Compromisso com os leitores – Tal como já afirmamos em outras oportunidades, o Blog reconhece o direito de todo e qualquer cidadão questionar o conteúdo de qualquer das reportagens que fazemos. Nos cabe o dever de provar que o que divulgamos é verdadeiro. Porém, sabemos também que a Justiça tem sido utilizada como forma de pressionar jornalistas para tentar intimidá-los. Processos como estes geram não apenas custos, mas trabalho e roubam tempo do nosso exercício diário de reportar.
Mesmo contando com a ajuda de advogados como Porto Júnior, que assumem gratuitamente causa em nome da defesa do Estado Democrático de Direito no qual a Liberdade de Expressão é fundamental, tais ações geram despesas de deslocamento – tivemos que ir à Santa Cruz do Sul em duas oportunidades – despesas cartorárias – para a elaboração de Atas Notariais, por exemplo – assim como na busca de documentos. São gastos para jornalistas independentes que vivem da contribuição de seus leitores, como nosso caso.
O Blog, porém, jamais se intimidará com tais percalços. Continuará fazendo seu trabalho de informar, da melhor forma que for possível, seus leitores. Exercerá o direito à Liberdade de Expressão que, na verdade, é um direito de todos os cidadãos de receberem informações honestas e diversificadas. Contra qualquer censura ou intimidação, responderemos sempre de forma firme. Nem deixaremos que tais ameaças nos desencorajem de prosseguirmos no nosso trabalho.

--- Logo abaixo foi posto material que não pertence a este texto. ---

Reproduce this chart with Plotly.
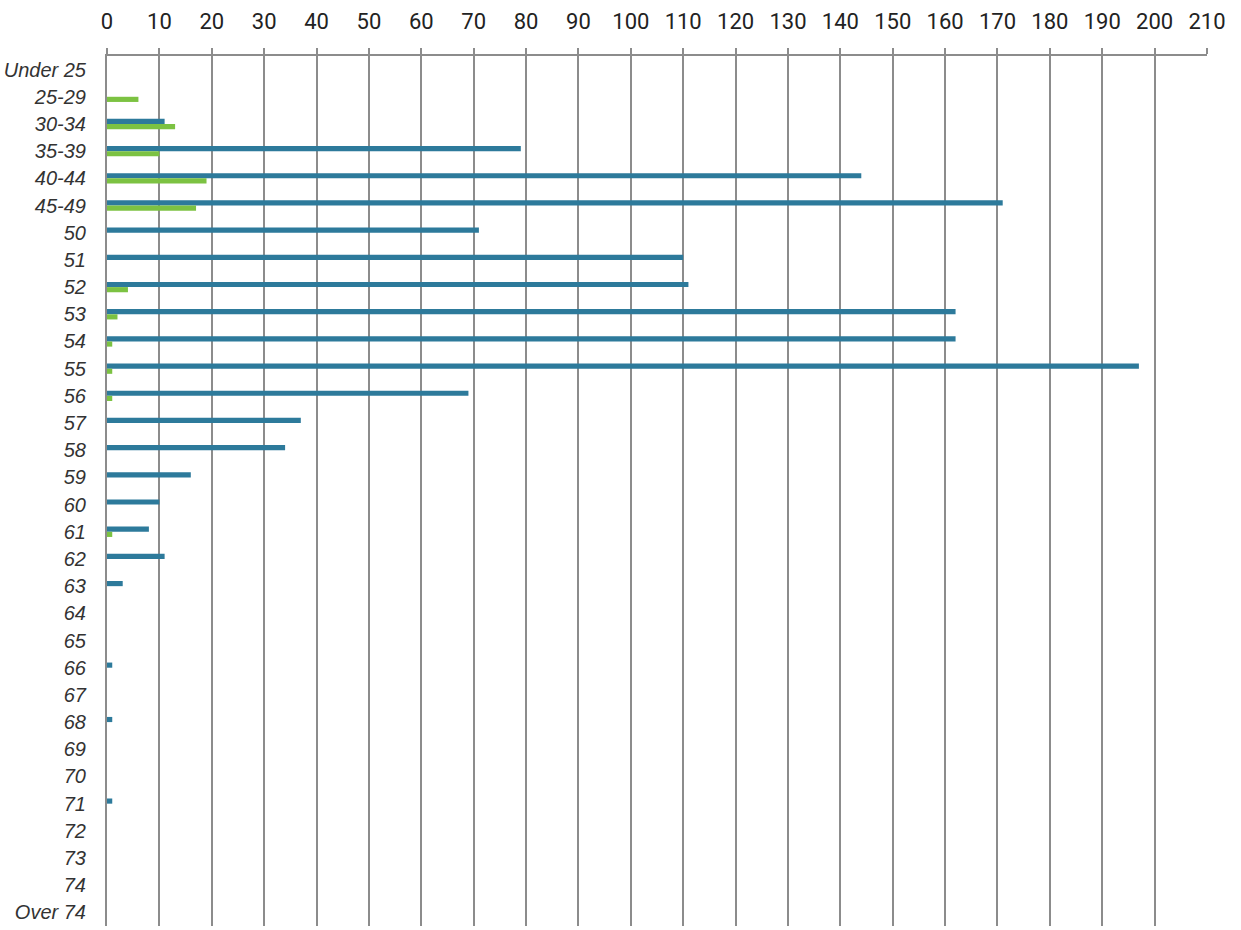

Agradecimentos: Mais uma vez desejamos agradecer ao advogado Antônio Carlos Porto Júnior, do escritório Direito Social, de Porto Alegre. Nesse caso, além de atuar brilhantemente na nossa defesa, também nos serviu de motorista no deslocamento entre Porto Alegre e Santa Cruz do Sul. Estendemos o agradecimento ao Wilson Ramos Filho que nos aproximou de Porto Júnior.
Renovamos ainda nossa gratidão a todos os demais advogados que atuam, pró Bono, na defesa do Blog nos seis processos que respondemos por conta de nossas matérias. Assunto que abordaremos em nova postagem.
Por fim cabe lembrar de todos os nossos leitores e apoiadores solidários com o Blog, com suas leituras, críticas, sugestões e ainda doações financeiras que nos permitem bancar os gastos que ações como estas nos criaram, assim como com a nossa sobrevivência. A todos, desde já desejamos um Feliz Natal e um Ano Novo que venha com as mudanças que todos torcemos, desejamos e lutamos a favor de uma sociedade mais justa, democrática e, principalmente, humana.